The necessity of long messages can often lead to a cumbersome or unreadable coding style. Perl has several options that may prevent you from writing unreadable code, and xgettext does its best to do likewise. This is where the dot operator (the string concatenation operator) may come in handy:

print gettext ("This is a very long"
               . " message that is still"
               . " readable, because"
               . " it is split into"
               . " multiple lines.\n");

Perl is smart enough to concatenate these constant string fragments into one long string at compile time, and so is xgettext. You will only find one long message in the resulting POT file.

Note that the future Perl 6 will probably use the underscore (‘_’) as the string concatenation operator, and the dot (‘.’) for dereferencing. This new syntax is not yet supported by xgettext.
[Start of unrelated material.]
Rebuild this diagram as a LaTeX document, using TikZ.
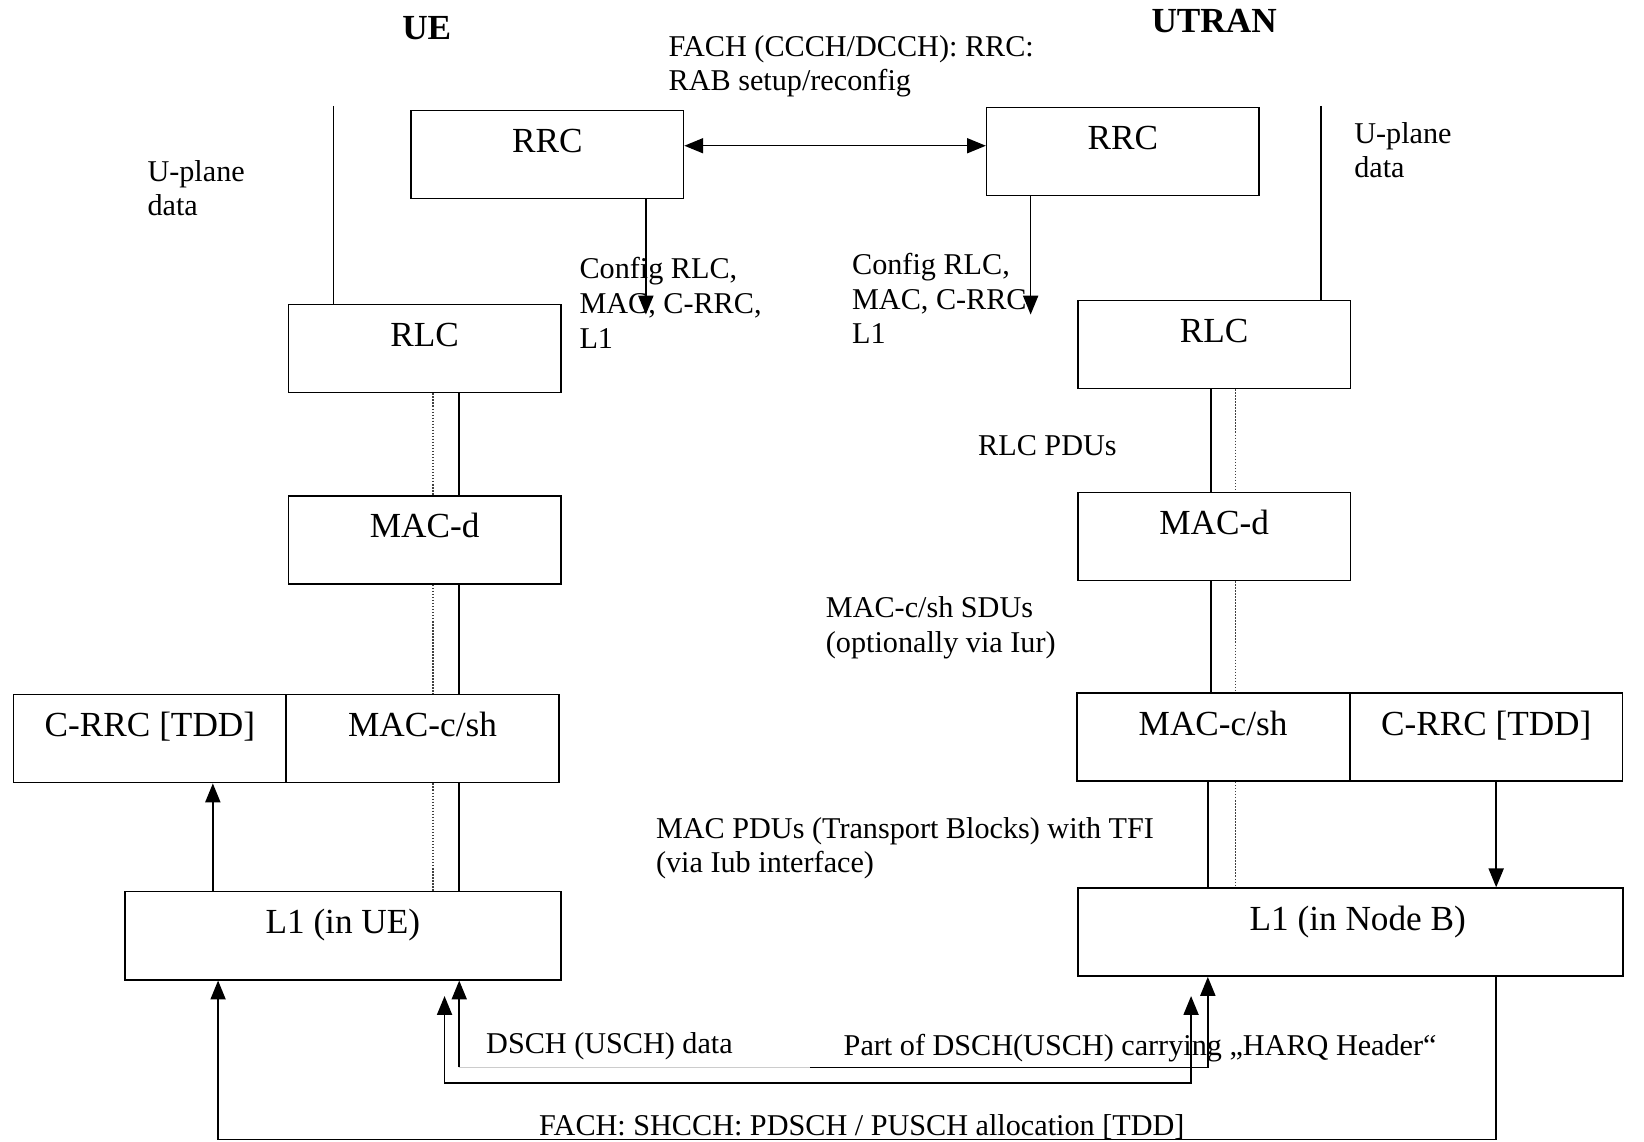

If embedded newline characters are not an issue, or even desired, you may also insert newline characters inside quoted strings wherever you feel like it:

print gettext ("<em>In HTML output
embedded newlines are generally no
problem, since adjacent whitespace
is always rendered into a single
space character.</em>");

You may also consider to use here documents:

print gettext <<EOF;
<em>In HTML output
embedded newlines are generally no
problem, since adjacent whitespace
is always rendered into a single
space character.</em>
EOF

Please do not forget that the line breaks are real, i.e. they translate into newline characters that will consequently show up in the resulting POT file.